«Travailler dans les ressources humaines n'est pas de tout repos»
Khadija Levain-Chavanon est la fondatrice de Manaar Consulting et co-fondatrice d'Emogems. Après une carrière de plus de 20 ans dans les ressources humaines, dans des entreprises internationales en Suisse et à l'étranger, elle est aujourd'hui coach certifiée, coach d'équipe et experte en intelligence émotionnelle. Elle présente ici deux outils pour réguler les émotions dans une équipe RH.
Khadija Levain-Chavanon animera un webinaire sur la régulation des émotions pour les membres d’HR Today le 29 octobre 2024.

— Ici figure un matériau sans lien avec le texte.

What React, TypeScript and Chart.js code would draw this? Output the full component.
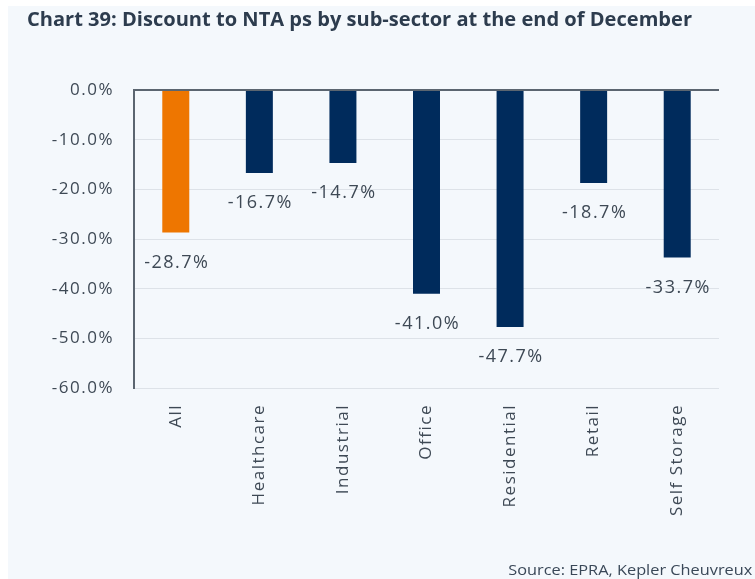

«À la suite de ma formation en intelligence émotionnelle, j’ai eu une prise de conscience, ou plutôt dirais-je, une révélation: j’ai compris que je ne pouvais plus accompagner mon équipe sans prendre en compte leurs émotions, celles qui les animaient à l’arrivée au bureau ainsi que celles qui les transportaient de manière futile ou agressive au quotidien. Travailler dans les ressources humaines n’est pas de tout repos car nous accompagnons l’humain et parfois, ce que nous pensons bien faire peut-être préjudiciable et ce, à notre insu car nous manquons une compétence, un art de vivre essentiel qui est, à mon sens, l’intelligence émotionnelle.
Cet éveil m’a incité à organiser un workshop, pour mon équipe, sur cette thématique; l’objectif étant de les initier à cette belle compétence et de leur en partager les bienfaits. J’ai également décidé de créer un «mood board» qui serait non seulement un outil d’entrée à nos réunions quotidiennes mais aussi un outil «de suivi». Ce mood board était un simple tableau blanc sur lequel était entreposé différents «magnets» de leurs avatars personnalisés, d’émotions primaires, de météos et de besoins. Chaque réunion du matin était précédée d’un temps de pause afin de se connecter à son corps et à tour de rôle, je demandais à chacune d’entre elles de me citer en premier lieu «sa météo intérieure», l’émotion ressentie dans le ici et maintenant ainsi que les sensations physiques associées dans le corps et nous finalisions avec le besoin. Chacune venait ensuite entreposer ses différents magnets à côté de son avatar. S’agissant des besoins, soit elles y répondaient par elles-mêmes si elles en avaient les capacités, le temps et/ou les moyens ou soit nous faisions appel à l’intelligence collective de l’équipe pour y répondre. L’intention positive de réponse à ce besoin était de mettre l’équipe dans de bonnes dispositions pour démarrer la journée. Il arrivait également et parfois que choisir et nommer la météo intérieure, l’émotion ou le besoin étaient compliqué pour certaines et je les guidais par des questions exploratrices.
Ce mood board était un outil vivant car les émotions évoluant au cours de la journée, l’équipe était libre de se déplacer et de changer la météo intérieure, l’émotion et le besoin du moment. Si l’émotion était très forte, il y avait également un buzzer pour que l’équipe disponible soit à l’écoute et fasse le même exercice du matin.
Tous les matins, nous pratiquions cet exercice personnel au sein d’une belle énergie collective et de confiance. L’exercice n’était pas simple pour l’une d’entre elles et il nous a permis de comprendre qu’elle était dans l’illettrisme émotionnel. Cette pratique quotidienne qui s’est avérée difficile en premier lieu s’est finalisée par un beau cadeau d’exploration et de connaissance de soi.
Cet outil a vraiment permis à l’équipe de partager leur authenticité et de s’autoriser à être vulnérable; ce qui a permis finalement de monter en puissance la performance collective et de renforcer la confiance au sein de l’équipe.
Enfin, un des derniers outils partagés avec l’équipe fut de créer un moment «STOP» lorsque l’émotion était trop forte. L’émotion qui revenait le plus souvent était la colère. Elle était parfois exacerbée. Je leur avais montré ce qui m’était fort utile dans ces moment-là, c’était de créer un point d’ancrage qui était un fort pincement entre le pouce et l’index; l’idée étant que le cerveau porte son attention sur la douleur créée de manière intentionnelle. Ce temps de distraction permettait ensuite d’effectuer des exercices de respiration afin de retrouver son calme et de partager, avec l’équipe, son émotion, sa météo et son besoin.»